Andi,

You _again_ 'forgot' to Cc: peterz who is an affected maintainer and who 
is keenly interested in such low level changes affecting scheduling - and 
he asked to be Cc:-ed on your previous submission.

I still don't understand, why do you *routinely* do office politics crap 
like that, playing games with Cc:s and private mails, which eminently 
hinders kernel development? (Oh, it's deniable and I'm quite sure you'll 
deny it in a heartbeat and call it an inadvertent omission. Just skip the 
excuses and stop it, ok?)

Thanks,

        Ingo

* Andi Kleen <[email protected]> wrote:

> The x86 user access functions (*_user) were originally very well tuned,
> with partial inline code and other optimizations.
> 
> Then over time various new checks -- particularly the sleep checks for
> a voluntary preempt kernel -- destroyed a lot of the tunings
> 
> A typical user access operation is now doing multiple useless
> function calls. Also the without force inline gcc's inlining
> policy makes it even worse, with adding more unnecessary calls.
> 
> Here's a typical example from ftrace:
> 
>      10)               |    might_fault() {
>      10)               |      _cond_resched() {
>      10)               |        should_resched() {
>      10)               |          need_resched() {
>      10)   0.063 us    |            test_ti_thread_flag();
>      10)   0.643 us    |          }
>      10)   1.238 us    |        }
>      10)   1.845 us    |      }
>      10)   2.438 us    |    }
> 
> So we spent 2.5us doing nothing (ok it's a bit less without
> ftrace, but still pretty bad)
> 
> Then in other cases we would have an out of line function,
> but would actually do the might_sleep() checks in the inlined
> caller.
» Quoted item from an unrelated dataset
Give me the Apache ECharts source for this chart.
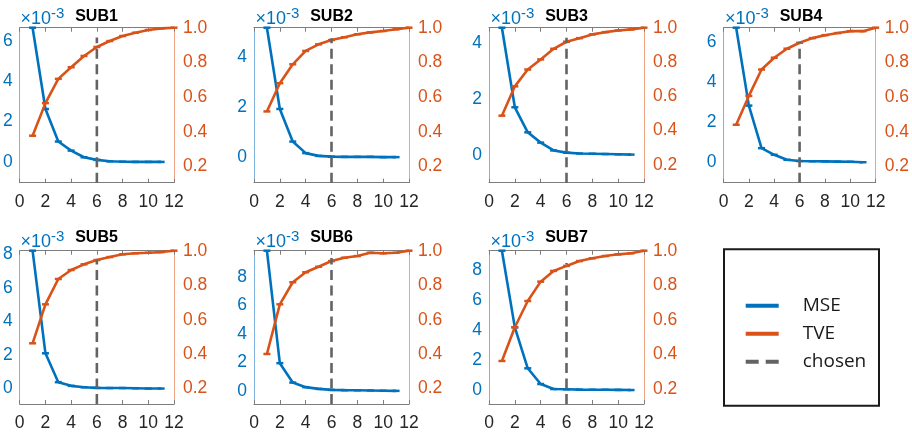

This doesn't make any sense at all.
> 
> There were also a few other problems, for example the x86-64 uaccess
> code regularly falls back to string functions, even though a simple
> mov would be enough. For example every futex access to the lock
> variable would actually use string instructions, even though 
> it's just 4 bytes.
> 
> This patch kit is an attempt to get us back to sane code, 
> mostly by doing proper inlining and doing sleep checks in the right
> place. Unfortunately I had to add one tree sweep to avoid an nasty
> include loop.
> 
> v2: Now completely remove reschedule checks for uaccess functions.